I think I’d much rather stay home and watch a movie.
EDIT: I just realized that when I put this post live, it somehow was missing the wrapup paragraph. Nice.
My end point to all this, was simply that, while being close to WoW the entire time makes it hard to look at the game with detachment, coming back to City of Heroes after five years makes it a lot easier to notice some things.
And the biggest thing I’ve noticed is, when an MMO gets released, that first release program sets the foundation everything else is bolted to.
No matter how many expansions you make, how many tweaks or changes or additions you make, the game remains tied inextricably to the foundations you put in place.
You can add player housing, flying mounts, pets, chainsaws, concussion cannon and orbiting deth ray lasers if you want, but the core gameplay is set by the core game. The style, the rules, everything is based on that original game, and all else is just fiddling with it.
If the original game is awesome, then tweaking it is just fine tuning the awesome. You have to be careful not to screw it up, but you’re building on awesome.
If your original release just isn’t that good, if the FUN that keeps it sustained isn’t there, then instead of building on the game with each expansion, you instead end up trying to find that magic bullet to fix it’s problems. To suddenly make it fun.

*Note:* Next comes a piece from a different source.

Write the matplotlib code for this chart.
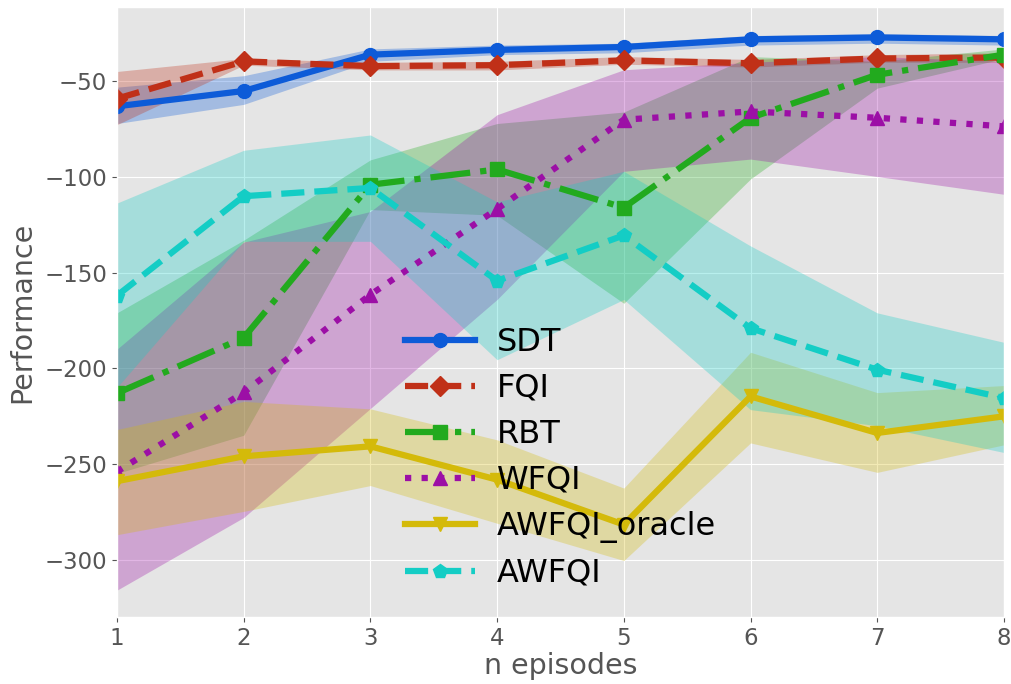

From what I’ve heard from people who played it, Star Wars: Galaxies suffered from a lack of fun… and in the end, they tried to address it by addressing the failures of the original game release, and drastically rebooted the core rules… and broke the game for many players.
It’s a hard lesson, but it looks to me like, if you intend to release an MMO into this market, make sure that the one thing your game has is fun gameplay that keeps you coming back for more… and then just concern yourself with adding more features and making small tweaks in upcoming releases. Don’t count on the luxury of fixing core gameplay issues. It might not work all that well.